8. It is the ratio of severely error cell blocks to the total transmitted cell blocks.

   SECBR = Severely Error Cell Blocks / Total transmitted cell blocks

The factors affecting the QoS parameters are:

• Propagation Delay

• Capacity of Buffer

• Traffic Load

• Allocation of resources

• Architecture of switch present in network

• Media error statistics

The QoS is determined by four parameters:

i. Reliability

ii. Delay

iii. Jitter

iv. Bandwidth

Technique to achieve Good QoS:

1. Over Provisioning: Excess of router capacity, buffer space and bandwidth is provided so that packets fly through easily.
2. Buffering: It smooths out jitter and does not affect reliability or bandwidth.

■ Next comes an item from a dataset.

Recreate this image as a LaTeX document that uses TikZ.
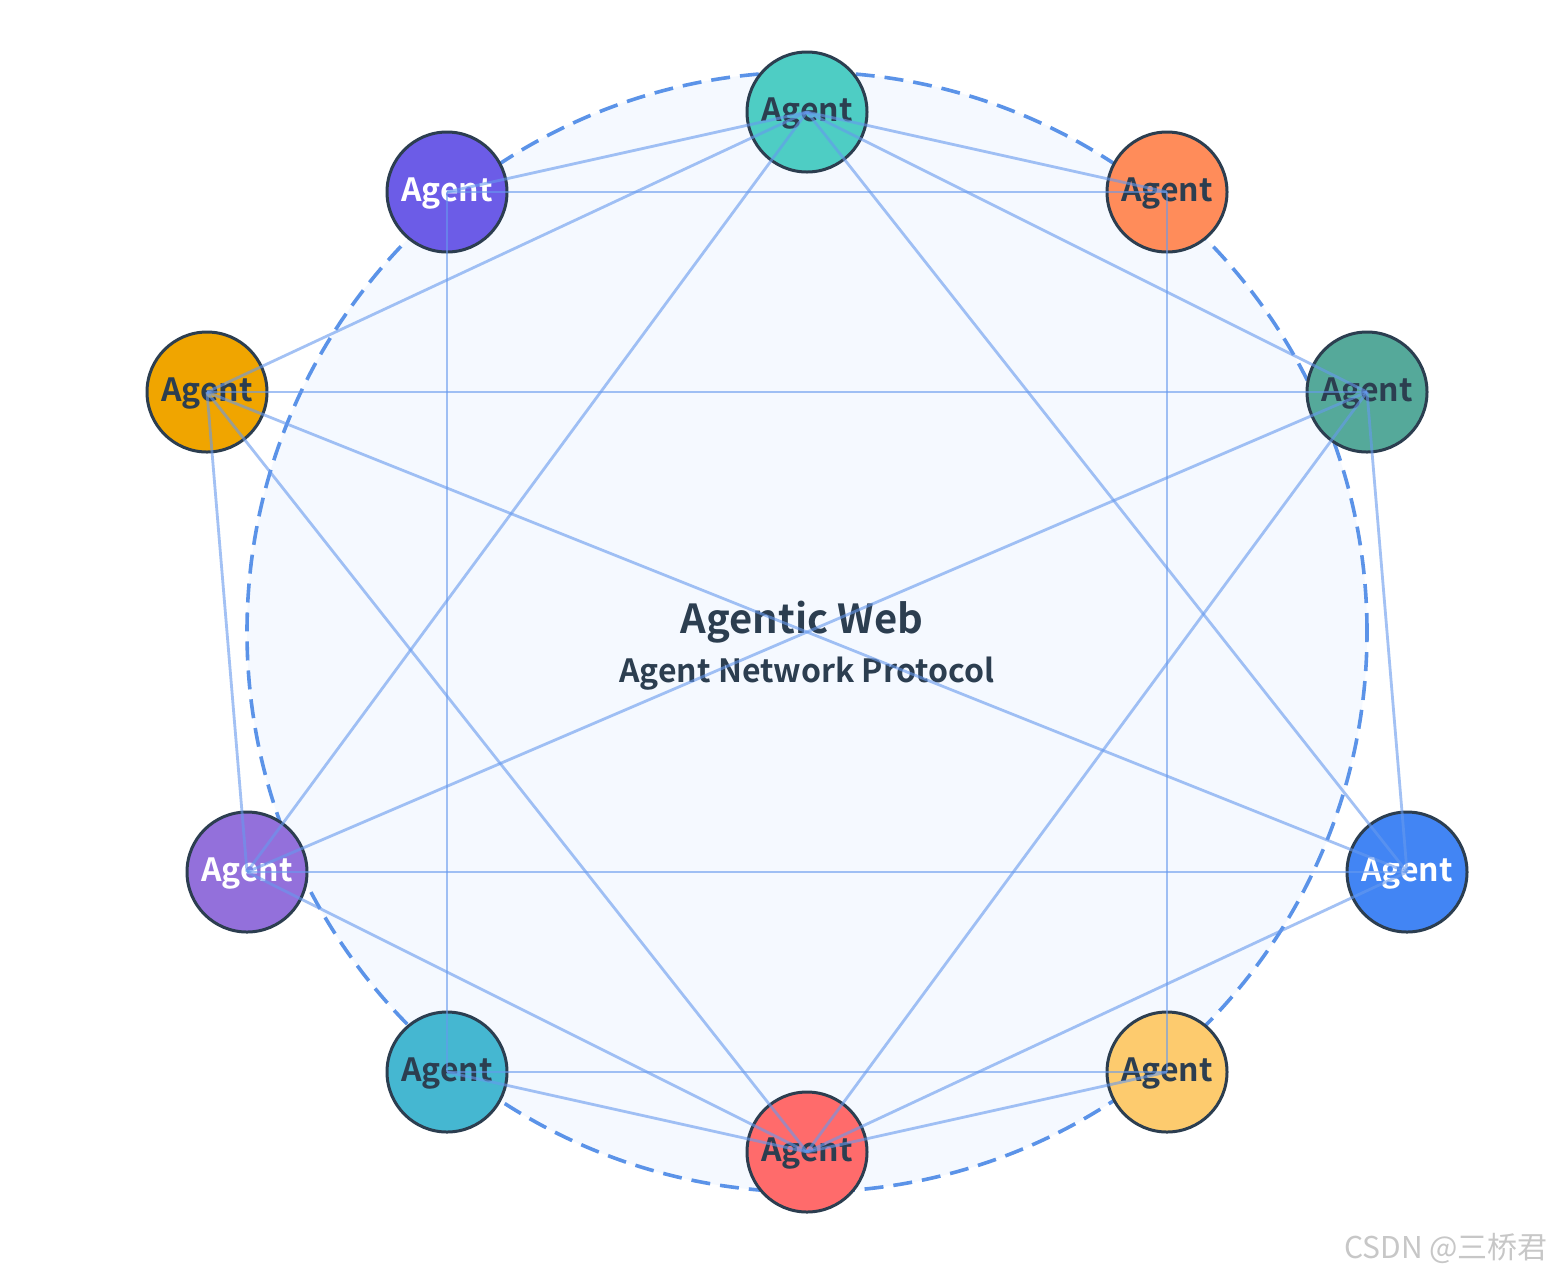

It increases delay.
3. Traffic Shaping: It forces bursty traffic to be transmitted at a uniform rate.
4. Resource Reservation: In this bandwidth, buffer space and CPU cycles needed for successful transmission are reserved beforehand.
5. Admission Control: In this a router decides, depending on its current load, whether it should accept or reject a new job.
6. Proportional Routing: In this, traffic is divided equally amongst all routers so that no single router gets overburdened.

Packet Scheduling: Queuing is used so that an aggressive sender does not block all the lines.